In legal and commercial practice, a
base load plant is a generating station expected to operate continuously to meet the grid’s minimum demand and provide stable, predictable output. The term is descriptive rather than a defined statutory concept; where precision is required, definitions appear in market rules or contracts (for example, GB CfD terms distinguishing baseload from intermittent generation, PPAs, Grid Code, or capacity market rules).
Base load plant typically refers to nuclear and coal‑fired units, and may include other dispatchable generators operating in baseload mode. It contrasts with technologies with intermittent or variable output (e.g. wind and solar).
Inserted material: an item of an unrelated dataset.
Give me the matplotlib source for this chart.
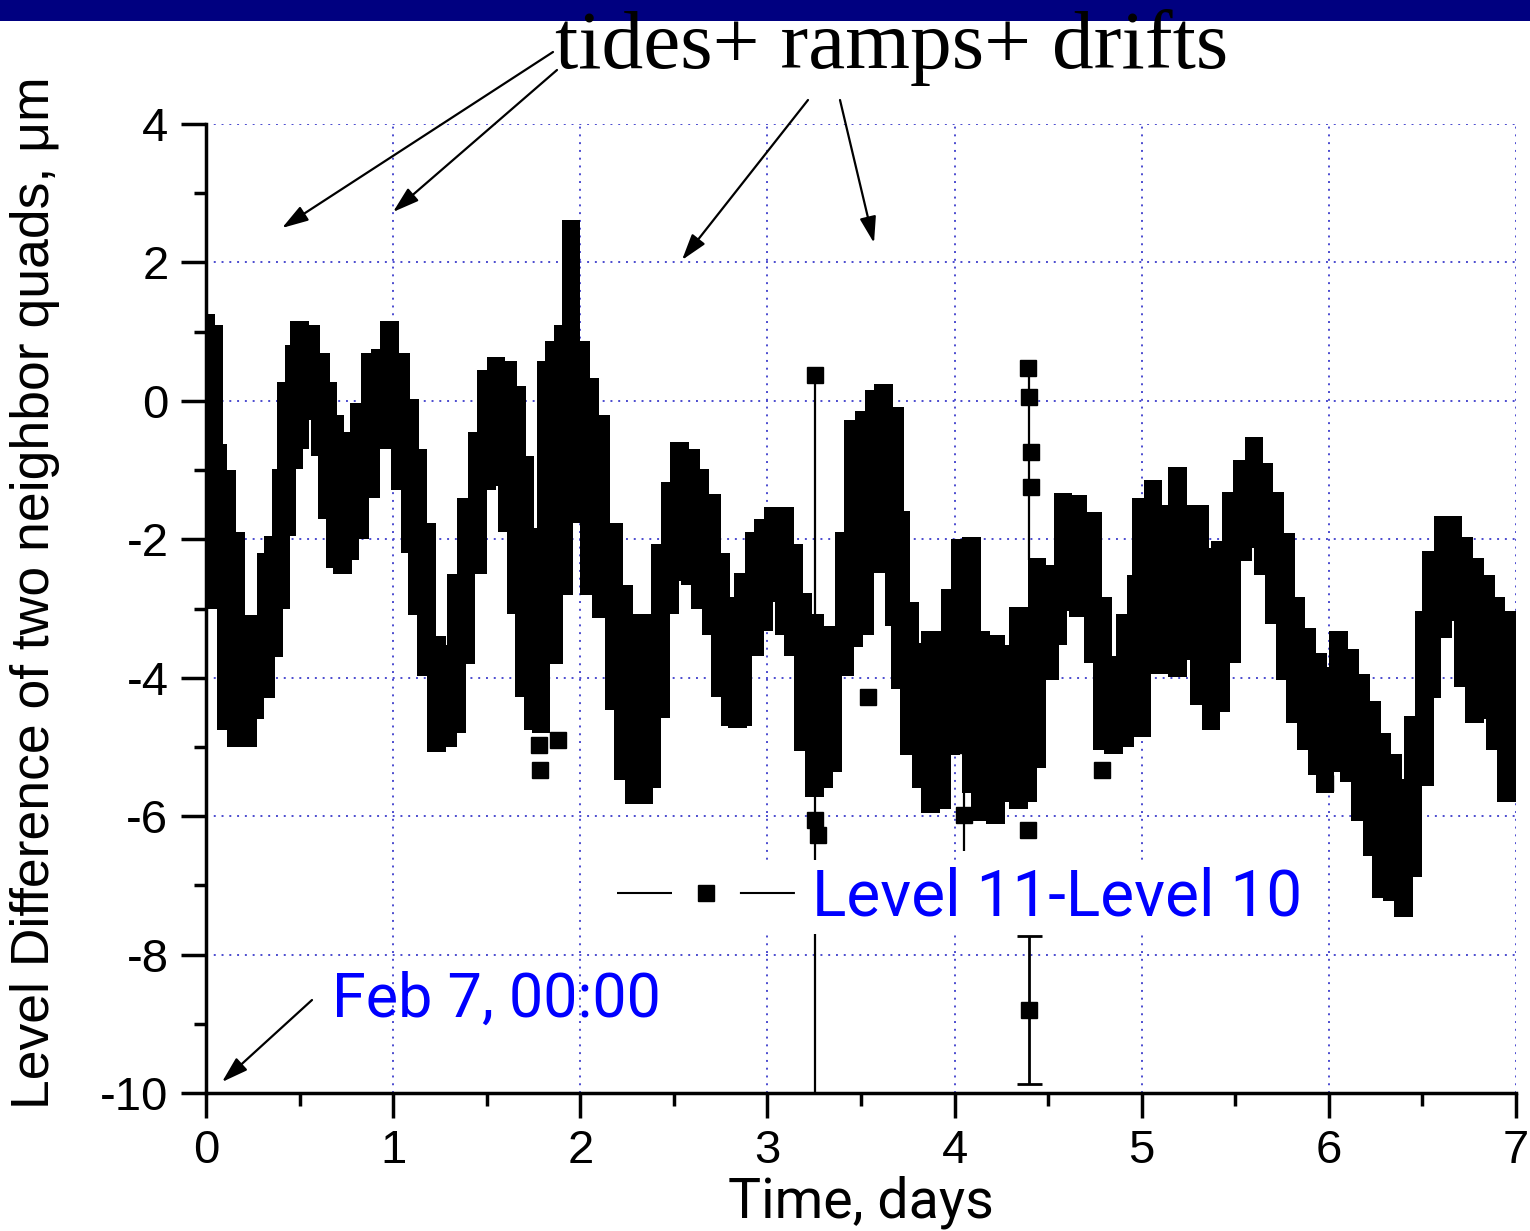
import matplotlib
matplotlib.use("Agg")
import matplotlib.pyplot as plt
from matplotlib.lines import Line2D
from matplotlib.patches import Rectangle

plt.rcParams["font.family"] = ["Liberation Sans", "DejaVu Sans"]
plt.rcParams["axes.unicode_minus"] = False

# upper / lower edge of the Level 11 - Level 10 record, days vs micrometres
t_days = [0.00, 0.04, 0.06, 0.11, 0.16, 0.22, 0.26, 0.32, 0.36, 0.40,
          0.43, 0.47, 0.50, 0.56, 0.61, 0.65, 0.69, 0.73, 0.77, 0.82,
          0.88, 0.93, 0.98, 1.04, 1.09, 1.13, 1.18, 1.23, 1.29, 1.34,
          1.39, 1.45, 1.50, 1.55, 1.61, 1.66, 1.70, 1.75, 1.79, 1.82,
          1.86, 1.91, 1.95, 2.00, 2.05, 2.11, 2.18, 2.23, 2.29, 2.34,
          2.38, 2.43, 2.48, 2.53, 2.59, 2.64, 2.70, 2.75, 2.80, 2.84,
          2.87, 2.93, 2.98, 3.03, 3.09, 3.14, 3.19, 3.25, 3.30, 3.35,
          3.41, 3.46, 3.52, 3.57, 3.62, 3.68, 3.71, 3.76, 3.82, 3.87,
          3.93, 3.98, 4.03, 4.09, 4.14, 4.22, 4.28, 4.34, 4.39, 4.44,
          4.51, 4.55, 4.58, 4.66, 4.74, 4.79, 4.85, 4.91, 4.97, 5.00,
          5.06, 5.12, 5.19, 5.25, 5.31, 5.37, 5.42, 5.48, 5.54, 5.60,
          5.65, 5.71, 5.77, 5.82, 5.88, 5.94, 5.98, 6.05, 6.11, 6.17,
          6.23, 6.28, 6.34, 6.40, 6.45, 6.51, 6.55, 6.61, 6.66, 6.72,
          6.78, 6.84, 6.89, 6.95, 7.00]
upper = [1.25, 1.10, -0.63, -1.00, -1.90, -3.26, -3.10, -2.20, -1.95, -0.99,
         0.27, 0.80, 1.15, 1.10, 0.69, 0.27, -0.20, -1.17, -0.45, -0.03,
         0.69, 0.75, 1.15, 0.69, 0.03, -0.69, -1.77, -3.40, -3.53, -2.50,
         -1.40, -0.45, 0.45, 0.63, 0.57, 0.21, -0.80, -1.89, -1.83, 0.57,
         0.87, 1.10, 2.62, 0.87, 0.33, -0.20, -1.77, -2.66, -3.08, -4.28,
         -3.08, -2.07, -1.17, -0.60, -0.69, -0.99, -1.35, -2.20, -2.84, -3.08,
         -2.48, -1.89, -1.70, -1.53, -1.53, -2.07, -2.78, -3.08, -3.68, -3.26,
         -1.89, -0.27, -0.15, 0.15, 0.24, -0.09, -1.59, -2.90, -3.50, -3.32,
         -3.32, -2.72, -2.00, -1.97, -3.33, -3.38, -3.53, -2.98, -2.98, -2.27,
         -2.37, -2.52, -1.33, -1.36, -1.61, -2.83, -3.69, -3.08, -2.52, -1.41,
         -1.15, -1.51, -0.95, -1.51, -1.51, -2.12, -2.02, -1.31, -0.85, -0.52,
         -0.90, -1.31, -1.91, -2.83, -3.28, -3.64, -3.84, -3.33, -3.58, -3.94,
         -4.34, -4.80, -5.10, -5.46, -4.55, -3.03, -2.17, -1.66, -1.66, -1.96,
         -2.27, -2.52, -2.83, -3.03, -3.23]
lower = [-2.50, -2.90, -3.00, -4.76, -5.00, -5.00, -4.60, -4.30, -3.70, -3.00,
         -1.95, -0.99, -0.69, -0.27, -0.80, -1.70, -2.42, -2.50, -2.30, -2.00,
         -1.40, -0.69, -0.69, -1.29, -2.20, -3.10, -3.98, -5.08, -5.00, -4.80,
         -3.80, -2.50, -1.29, -1.23, -1.90, -3.08, -4.28, -4.76, -4.80, -3.08,
         -3.80, -2.80, -1.35, -1.77, -2.80, -3.14, -4.46, -5.48, -5.82, -5.82,
         -5.60, -4.58, -3.08, -2.60, -2.66, -3.00, -3.38, -4.28, -4.70, -4.73,
         -4.70, -3.68, -3.32, -2.90, -3.38, -3.68, -5.06, -5.72, -5.60, -5.36,
         -3.98, -3.56, -3.38, -2.30, -2.48, -3.26, -4.16, -5.12, -5.60, -5.96,
         -5.90, -5.12, -4.88, -5.66, -6.07, -6.12, -5.80, -5.90, -5.80, -5.30,
         -4.04, -3.53, -3.03, -3.13, -3.79, -5.05, -5.10, -5.00, -4.55, -4.85,
         -3.94, -3.94, -3.99, -3.74, -4.40, -4.75, -4.50, -3.79, -2.32, -2.12,
         -2.52, -3.23, -4.04, -4.65, -5.05, -5.40, -5.66, -5.36, -5.50, -6.07,
         -6.57, -7.18, -7.23, -7.45, -6.88, -5.56, -4.29, -3.43, -3.18, -4.14,
         -4.65, -4.60, -5.05, -5.80, -5.80]

# isolated readings sitting away from the band
odd_t = [1.78, 1.785, 1.88, 3.255, 3.255, 3.27, 3.54, 4.05, 4.05,
         4.39, 4.40, 4.41, 4.41, 4.39, 4.79, 5.98]
odd_v = [-4.97, -5.33, -4.90, 0.37, -6.05, -6.27, -4.28, -4.97, -5.98,
         0.48, 0.06, -0.74, -1.24, -6.20, -5.33, -5.52]

# thin connecting lines of the outlier readings
vl_t = [3.255, 4.40, 4.05]
vl_top = [0.37, 0.48, -4.60]
vl_bot = [-10.0, -2.30, -6.50]

# reading with its error bar below the band
eb_t = [4.40]
eb_v = [-8.80]
eb_err = [1.07]

W, H = 1530, 1231
fig = plt.figure(figsize=(W / 100, H / 100), dpi=100)
fig.patch.set_facecolor("white")

def fxy(px, py):
    return (px / W, 1 - py / H)

ax = fig.add_axes([206 / W, 1 - 1093 / H, (1516 - 206) / W, (1093 - 124) / H])

# the band of overlapping squares: one column per reading
heights = [hi - lo for hi, lo in zip(upper, lower)]
ax.bar(t_days, heights, bottom=lower, width=0.1, color="black", lw=0, zorder=3)

ax.vlines(vl_t, vl_bot, vl_top, color="black", lw=1.6, zorder=2)
ax.plot(odd_t, odd_v, "s", color="black", ms=12, zorder=3)
ax.errorbar(eb_t, eb_v, yerr=eb_err, fmt="s", color="black", ms=12,
            elinewidth=2, capsize=9, capthick=2, zorder=3)

ax.set_xlim(0, 7)
ax.set_ylim(-10, 4)
ax.set_xticks(range(0, 8))
ax.set_yticks(range(-10, 5, 2))
ax.set_xticks([i + 0.5 for i in range(7)], minor=True)
ax.set_yticks(range(-9, 4, 2), minor=True)
ax.grid(True, which="major", color="#4b4bcf", linestyle=(0, (1, 3)), lw=1.4, zorder=1)

for side in ["top", "right"]:
    ax.spines[side].set_visible(False)
for side in ["left", "bottom"]:
    ax.spines[side].set_linewidth(2.5)

ax.tick_params(which="major", direction="out", length=18, width=2.5, labelsize=34)
ax.tick_params(axis="y", which="major", pad=9)
ax.tick_params(axis="x", which="major", pad=8)
ax.tick_params(which="minor", direction="out", length=9, width=2.5)

ax.set_ylabel("Level Difference of two neighbor quads, \u03bcm", fontsize=38.5)
ax.yaxis.set_label_coords((60 - 206) / 1310, 0.5165)
ax.set_xlabel("Time, days", fontsize=40, family="Roboto", labelpad=2)

# legend with opaque background
handle = Line2D([], [], color="black", lw=1.5, marker="s", ms=12,
                linestyle=(0, (26.4, 32.6)))
leg = ax.legend([handle], ["Level 11-Level 10"], loc="center left",
                bbox_to_anchor=fxy(611, 897), bbox_transform=fig.transFigure,
                prop={"family": "Roboto", "size": 46},
                labelcolor="blue", handlelength=2.78, handletextpad=0.27,
                borderpad=0.1, borderaxespad=0, frameon=True, fancybox=False)
leg.get_frame().set_facecolor("white")
leg.get_frame().set_edgecolor("none")
leg.get_frame().set_alpha(1)
leg.set_zorder(5)

fig.text(*fxy(332, 1000), "Feb 7, 00:00", color="blue", fontsize=44,
         family="Roboto", va="center", ha="left")

arrowprops = dict(arrowstyle="-|>,head_length=1.6,head_width=0.5", color="black",
                  lw=1.6, shrinkA=0, shrinkB=0)
ax.annotate("", xy=fxy(222, 1082), xytext=fxy(312, 1000),
            xycoords="figure fraction", textcoords="figure fraction",
            arrowprops=arrowprops)

# top banner and headline
fig.add_artist(Rectangle((0, 1 - 21 / H), 1, 21 / H, transform=fig.transFigure,
                         facecolor="#000080", edgecolor="none", zorder=0))
fig.text(*fxy(892, 68), "tides+ ramps+ drifts", fontsize=60,
         family=["Liberation Serif", "DejaVu Serif"], ha="center", va="baseline",
         zorder=2)

for start, end in [((553, 52), (282, 228)), ((557, 70), (393, 212)),
                   ((808, 100), (682, 260)), ((840, 100), (874, 243))]:
    ax.annotate("", xy=fxy(*end), xytext=fxy(*start),
                xycoords="figure fraction", textcoords="figure fraction",
                arrowprops=arrowprops)

fig.savefig("out.png", dpi=100)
The classification matters for drafting PPAs (baseload delivery profiles, availability and performance warranties, imbalance risk allocation), participation in capacity remuneration mechanisms (GB Capacity Market; Ireland’s SEM/I‑SEM), connection and dispatch obligations, and compliance with environmental permitting and emissions regimes.
Usage is broadly consistent across England & Wales, Scotland, Northern Ireland and Ireland, though eligibility and incentives are set by jurisdiction‑specific regulatory frameworks.
In practice, high capacity factors, relatively low marginal cost and long start‑up times are assumed for baseload units; these features affect outage scheduling, maintenance covenants and force majeure analysis.